** Exercise **
Write out each line word for word. Drop pictures.

** Data provided **
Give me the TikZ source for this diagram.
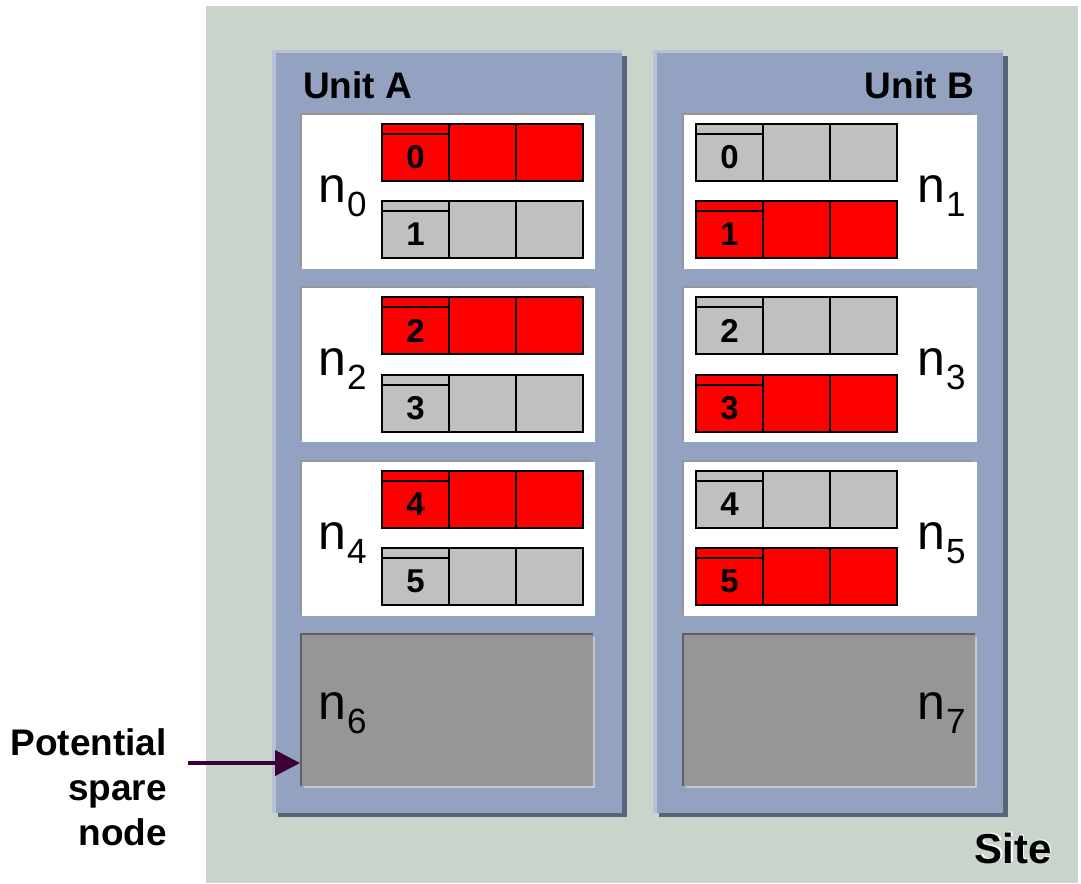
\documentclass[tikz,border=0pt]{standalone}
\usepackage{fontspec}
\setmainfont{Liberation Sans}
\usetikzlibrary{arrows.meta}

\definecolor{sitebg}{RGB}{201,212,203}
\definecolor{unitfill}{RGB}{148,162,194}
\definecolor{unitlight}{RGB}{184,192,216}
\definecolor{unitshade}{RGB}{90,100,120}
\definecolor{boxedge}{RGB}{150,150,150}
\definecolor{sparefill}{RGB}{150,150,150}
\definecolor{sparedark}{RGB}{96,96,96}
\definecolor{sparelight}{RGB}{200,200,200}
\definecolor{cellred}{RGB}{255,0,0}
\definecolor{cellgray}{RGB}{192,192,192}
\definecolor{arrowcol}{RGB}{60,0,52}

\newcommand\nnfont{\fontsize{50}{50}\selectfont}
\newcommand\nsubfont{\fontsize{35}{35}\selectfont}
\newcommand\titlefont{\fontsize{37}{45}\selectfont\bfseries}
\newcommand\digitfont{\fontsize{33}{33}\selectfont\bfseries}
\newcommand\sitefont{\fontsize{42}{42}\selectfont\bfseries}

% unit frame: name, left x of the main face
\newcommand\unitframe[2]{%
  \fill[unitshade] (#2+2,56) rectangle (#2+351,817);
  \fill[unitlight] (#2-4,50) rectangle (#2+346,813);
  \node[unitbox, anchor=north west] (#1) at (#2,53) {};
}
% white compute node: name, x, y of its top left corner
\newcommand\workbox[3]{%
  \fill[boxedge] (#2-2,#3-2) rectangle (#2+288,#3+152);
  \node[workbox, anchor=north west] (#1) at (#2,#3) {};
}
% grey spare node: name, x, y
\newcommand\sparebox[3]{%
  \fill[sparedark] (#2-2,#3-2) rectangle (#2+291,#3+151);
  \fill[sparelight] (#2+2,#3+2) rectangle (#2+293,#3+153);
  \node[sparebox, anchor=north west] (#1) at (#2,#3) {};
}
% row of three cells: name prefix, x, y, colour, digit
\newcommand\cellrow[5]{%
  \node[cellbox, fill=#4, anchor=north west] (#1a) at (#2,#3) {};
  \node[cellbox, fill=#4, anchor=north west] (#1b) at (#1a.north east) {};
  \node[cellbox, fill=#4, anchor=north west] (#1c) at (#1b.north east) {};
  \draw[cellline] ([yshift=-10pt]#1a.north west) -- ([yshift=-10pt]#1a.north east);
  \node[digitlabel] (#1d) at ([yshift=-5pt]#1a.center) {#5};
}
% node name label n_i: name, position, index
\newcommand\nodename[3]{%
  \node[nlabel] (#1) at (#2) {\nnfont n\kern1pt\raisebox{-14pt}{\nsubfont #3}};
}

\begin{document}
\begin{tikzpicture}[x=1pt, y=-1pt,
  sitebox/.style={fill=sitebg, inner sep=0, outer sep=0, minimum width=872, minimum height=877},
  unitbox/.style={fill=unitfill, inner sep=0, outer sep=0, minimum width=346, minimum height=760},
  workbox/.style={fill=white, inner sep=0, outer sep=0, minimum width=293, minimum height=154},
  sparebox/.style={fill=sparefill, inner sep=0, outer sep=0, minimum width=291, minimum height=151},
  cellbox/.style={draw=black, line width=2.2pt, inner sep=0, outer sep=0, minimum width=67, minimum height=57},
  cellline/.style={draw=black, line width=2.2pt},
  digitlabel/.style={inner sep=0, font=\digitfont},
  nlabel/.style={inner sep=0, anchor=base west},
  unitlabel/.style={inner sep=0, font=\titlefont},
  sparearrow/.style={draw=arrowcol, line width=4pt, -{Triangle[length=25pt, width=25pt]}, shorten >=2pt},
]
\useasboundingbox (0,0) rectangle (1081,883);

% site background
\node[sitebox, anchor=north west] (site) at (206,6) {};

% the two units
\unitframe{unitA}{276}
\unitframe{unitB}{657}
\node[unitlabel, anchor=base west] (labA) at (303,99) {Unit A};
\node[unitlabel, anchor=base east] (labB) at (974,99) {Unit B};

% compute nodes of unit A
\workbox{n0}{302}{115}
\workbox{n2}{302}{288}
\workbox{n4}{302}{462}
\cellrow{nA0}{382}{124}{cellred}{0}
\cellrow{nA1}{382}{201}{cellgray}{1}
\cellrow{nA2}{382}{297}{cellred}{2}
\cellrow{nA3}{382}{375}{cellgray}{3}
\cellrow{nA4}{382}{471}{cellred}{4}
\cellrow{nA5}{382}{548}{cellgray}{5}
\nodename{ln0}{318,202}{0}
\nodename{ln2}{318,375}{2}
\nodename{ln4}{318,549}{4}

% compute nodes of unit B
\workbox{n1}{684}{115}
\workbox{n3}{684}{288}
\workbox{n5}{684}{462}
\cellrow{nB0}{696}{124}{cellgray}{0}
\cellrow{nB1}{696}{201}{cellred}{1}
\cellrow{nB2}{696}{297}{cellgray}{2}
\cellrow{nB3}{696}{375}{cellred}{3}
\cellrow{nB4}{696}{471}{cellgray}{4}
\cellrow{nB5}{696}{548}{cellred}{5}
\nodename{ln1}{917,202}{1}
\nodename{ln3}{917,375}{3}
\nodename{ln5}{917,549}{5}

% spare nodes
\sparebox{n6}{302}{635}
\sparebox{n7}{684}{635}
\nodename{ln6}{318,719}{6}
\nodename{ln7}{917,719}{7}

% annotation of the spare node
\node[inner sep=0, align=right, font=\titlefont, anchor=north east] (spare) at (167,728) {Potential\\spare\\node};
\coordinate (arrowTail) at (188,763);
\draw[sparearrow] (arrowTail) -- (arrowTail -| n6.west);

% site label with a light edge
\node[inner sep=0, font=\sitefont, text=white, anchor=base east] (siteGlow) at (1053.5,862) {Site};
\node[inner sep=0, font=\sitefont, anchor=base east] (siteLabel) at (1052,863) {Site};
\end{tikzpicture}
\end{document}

** Solution **
Give me the TikZ source for this diagram.
\documentclass[tikz,border=0pt]{standalone}
\usepackage{fontspec}
\setmainfont{Liberation Sans}
\usetikzlibrary{arrows.meta}

\definecolor{sitebg}{RGB}{201,212,203}
\definecolor{unitfill}{RGB}{148,162,194}
\definecolor{unitlight}{RGB}{184,192,216}
\definecolor{unitshade}{RGB}{90,100,120}
\definecolor{boxedge}{RGB}{150,150,150}
\definecolor{sparefill}{RGB}{150,150,150}
\definecolor{sparedark}{RGB}{96,96,96}
\definecolor{sparelight}{RGB}{200,200,200}
\definecolor{cellred}{RGB}{255,0,0}
\definecolor{cellgray}{RGB}{192,192,192}
\definecolor{arrowcol}{RGB}{60,0,52}

\newcommand\nnfont{\fontsize{50}{50}\selectfont}
\newcommand\nsubfont{\fontsize{35}{35}\selectfont}
\newcommand\titlefont{\fontsize{37}{45}\selectfont\bfseries}
\newcommand\digitfont{\fontsize{33}{33}\selectfont\bfseries}
\newcommand\sitefont{\fontsize{42}{42}\selectfont\bfseries}

% unit frame: name, left x of the main face
\newcommand\unitframe[2]{%
  \fill[unitshade] (#2+2,56) rectangle (#2+351,817);
  \fill[unitlight] (#2-4,50) rectangle (#2+346,813);
  \node[unitbox, anchor=north west] (#1) at (#2,53) {};
}
% white compute node: name, x, y of its top left corner
\newcommand\workbox[3]{%
  \fill[boxedge] (#2-2,#3-2) rectangle (#2+288,#3+152);
  \node[workbox, anchor=north west] (#1) at (#2,#3) {};
}
% grey spare node: name, x, y
\newcommand\sparebox[3]{%
  \fill[sparedark] (#2-2,#3-2) rectangle (#2+291,#3+151);
  \fill[sparelight] (#2+2,#3+2) rectangle (#2+293,#3+153);
  \node[sparebox, anchor=north west] (#1) at (#2,#3) {};
}
% row of three cells: name prefix, x, y, colour, digit
\newcommand\cellrow[5]{%
  \node[cellbox, fill=#4, anchor=north west] (#1a) at (#2,#3) {};
  \node[cellbox, fill=#4, anchor=north west] (#1b) at (#1a.north east) {};
  \node[cellbox, fill=#4, anchor=north west] (#1c) at (#1b.north east) {};
  \draw[cellline] ([yshift=-10pt]#1a.north west) -- ([yshift=-10pt]#1a.north east);
  \node[digitlabel] (#1d) at ([yshift=-5pt]#1a.center) {#5};
}
% node name label n_i: name, position, index
\newcommand\nodename[3]{%
  \node[nlabel] (#1) at (#2) {\nnfont n\kern1pt\raisebox{-14pt}{\nsubfont #3}};
}

\begin{document}
\begin{tikzpicture}[x=1pt, y=-1pt,
  sitebox/.style={fill=sitebg, inner sep=0, outer sep=0, minimum width=872, minimum height=877},
  unitbox/.style={fill=unitfill, inner sep=0, outer sep=0, minimum width=346, minimum height=760},
  workbox/.style={fill=white, inner sep=0, outer sep=0, minimum width=293, minimum height=154},
  sparebox/.style={fill=sparefill, inner sep=0, outer sep=0, minimum width=291, minimum height=151},
  cellbox/.style={draw=black, line width=2.2pt, inner sep=0, outer sep=0, minimum width=67, minimum height=57},
  cellline/.style={draw=black, line width=2.2pt},
  digitlabel/.style={inner sep=0, font=\digitfont},
  nlabel/.style={inner sep=0, anchor=base west},
  unitlabel/.style={inner sep=0, font=\titlefont},
  sparearrow/.style={draw=arrowcol, line width=4pt, -{Triangle[length=25pt, width=25pt]}, shorten >=2pt},
]
\useasboundingbox (0,0) rectangle (1081,883);

% site background
\node[sitebox, anchor=north west] (site) at (206,6) {};

% the two units
\unitframe{unitA}{276}
\unitframe{unitB}{657}
\node[unitlabel, anchor=base west] (labA) at (303,99) {Unit A};
\node[unitlabel, anchor=base east] (labB) at (974,99) {Unit B};

% compute nodes of unit A
\workbox{n0}{302}{115}
\workbox{n2}{302}{288}
\workbox{n4}{302}{462}
\cellrow{nA0}{382}{124}{cellred}{0}
\cellrow{nA1}{382}{201}{cellgray}{1}
\cellrow{nA2}{382}{297}{cellred}{2}
\cellrow{nA3}{382}{375}{cellgray}{3}
\cellrow{nA4}{382}{471}{cellred}{4}
\cellrow{nA5}{382}{548}{cellgray}{5}
\nodename{ln0}{318,202}{0}
\nodename{ln2}{318,375}{2}
\nodename{ln4}{318,549}{4}

% compute nodes of unit B
\workbox{n1}{684}{115}
\workbox{n3}{684}{288}
\workbox{n5}{684}{462}
\cellrow{nB0}{696}{124}{cellgray}{0}
\cellrow{nB1}{696}{201}{cellred}{1}
\cellrow{nB2}{696}{297}{cellgray}{2}
\cellrow{nB3}{696}{375}{cellred}{3}
\cellrow{nB4}{696}{471}{cellgray}{4}
\cellrow{nB5}{696}{548}{cellred}{5}
\nodename{ln1}{917,202}{1}
\nodename{ln3}{917,375}{3}
\nodename{ln5}{917,549}{5}

% spare nodes
\sparebox{n6}{302}{635}
\sparebox{n7}{684}{635}
\nodename{ln6}{318,719}{6}
\nodename{ln7}{917,719}{7}

% annotation of the spare node
\node[inner sep=0, align=right, font=\titlefont, anchor=north east] (spare) at (167,728) {Potential\\spare\\node};
\coordinate (arrowTail) at (188,763);
\draw[sparearrow] (arrowTail) -- (arrowTail -| n6.west);

% site label with a light edge
\node[inner sep=0, font=\sitefont, text=white, anchor=base east] (siteGlow) at (1053.5,862) {Site};
\node[inner sep=0, font=\sitefont, anchor=base east] (siteLabel) at (1052,863) {Site};
\end{tikzpicture}
\end{document}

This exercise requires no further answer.